Otra figura de resistencia, en particular de sectores medios, tendría una dirección contraria. Nada de calle: espacio doméstico, círculos de amigxs, zonas íntimas. Esta resistencia se basa en la misma presunción que al anterior: tengo una esencia que si logro sustraer del espacio público, de los vínculos con desconocidos, se mantendrá idéntica. No sólo esta metafísica del yo (muchas veces apuntaladas en una batería de espiritualidades que vendría a funcionar como un espacios de expresión y cambio) es equivocada en tanto no existe tal cosa como una esencia –mucho menos una esencia sin conflicto ni tensión– sino que supone que existe, en lo social, un espacio no tocado, no alterable por lo social.

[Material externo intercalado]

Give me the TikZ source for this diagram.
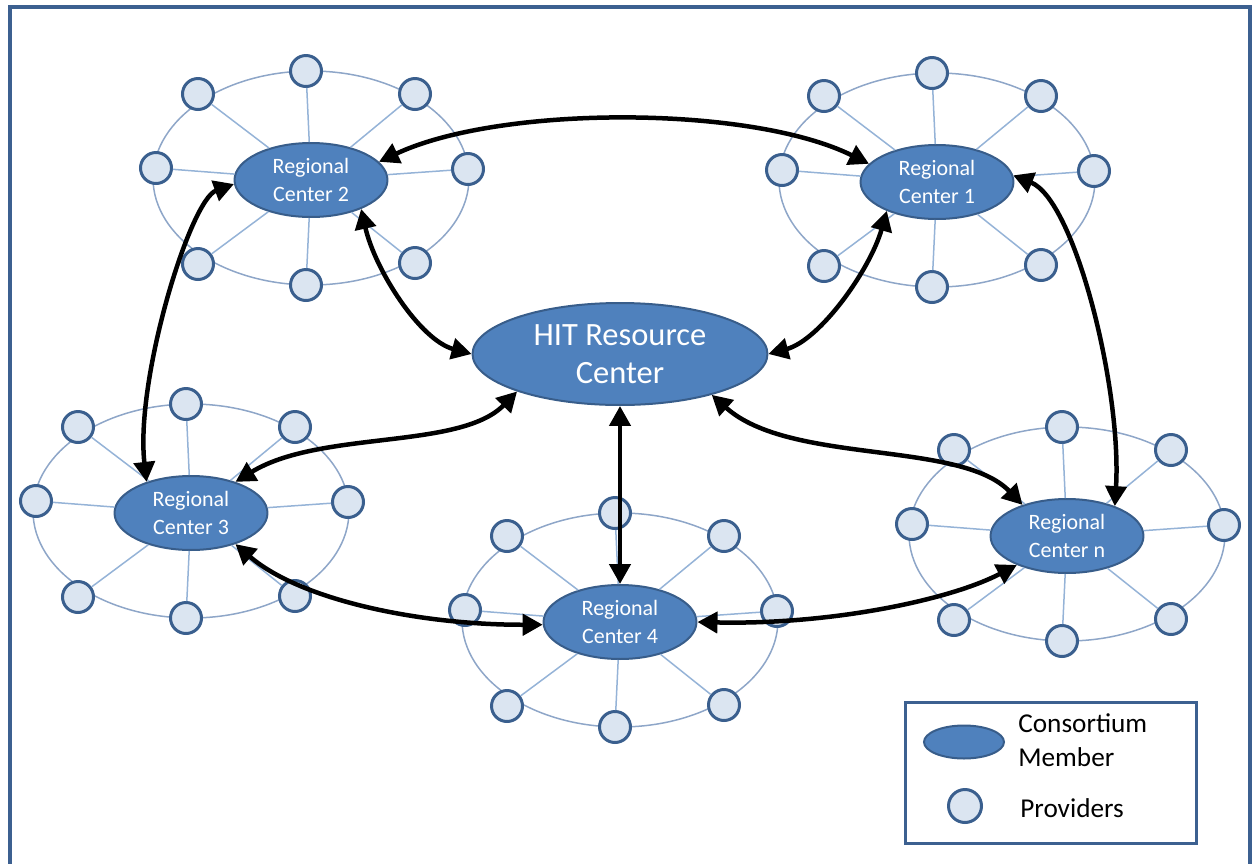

Extraño punto de vista, que acentúa su yerro si se piensa en que existimos en un mundo hiperconectado, con estructuras de integración amplias, con dinámicas ecológicas críticas, entre otras redes de composición recíproca. Que no haya donde huir no quiere decir que la única manera de estar sea recaer en el otro extremo del dualismo: calle a cualquier precio, a los manotazos, a la desesperada, sólo refuerza la necesidad de un pensamiento estratégico capaz de saltar esos dos obstáculos, esos dos gestos que son, en definitiva, uno reverso del otro y, a la vez, solidarios, los de resistir como forma de comprensión de la política y, más en general, de la existencia.

Todas esas figuras de resistencia están en crisis o agotadas. Por la transformación del enemigo, por las dinámicas sociales, culturales y económicas, por los movimientos tácticos del electorado y porque el núcleo identitario sobre el que tenía sentido resistir (si suponemos que resistir es proteger un ser de un factor externo que quiere alterar su esencia) también está en crisis. Habrá que pensar la resistencia y sus figuras a la luz de esas novedades.

Qué oponerle a la erótica desatada del dinero, cómo armar otras retóricas del valor, sin ser naif o genérico, serán preguntas claves en el porvenir inmediato.

Por eso, el verbo nodal no debería ser resistir, sino inventar. Resistir será un momento del inventar. Inventar quiere decir articular imaginación y recursos de maneras novedosas, sin olvidar lo aprendido y lo heredado, pero sin condenarse a repetirlo. La memoria es sólo una dimensión del inventar: lo percibido y lo anticipado son otras. Y es urgente la producción social y política de nuevas percepciones, nuevas anticipaciones y nuevas invenciones. Inventar implica arriesgarse a diferentes experimentos: económicos, de protesta, organizacionales, de ocupación clandestina de las instituciones, de diálogo de actores heterogéneos e inesperados; proyectos a microescala y a macroescala, desde formas de protección a una política del dinero propia, que libere zonas de la vida. Qué oponerle a la erótica desatada del dinero, cómo armar otras retóricas del valor, sin ser naif o genérico, serán preguntas claves en el porvenir inmediato.

Inventar, finalmente, pone a descansar al imperativo de la representación. Representar parece separarse de lo representado para poder hacer; o, en un ejemplo más amable, se trataría de escuchar para representar. Pero la escucha no es una traducción; la escucha es un momento en un diálogo, y el diálogo es una conversación en la que aparecen novedad para quien escucha y para quien habla. Inventar es una reformulación de la articulación entre habla y escucha, y por ende entre presentación y representación.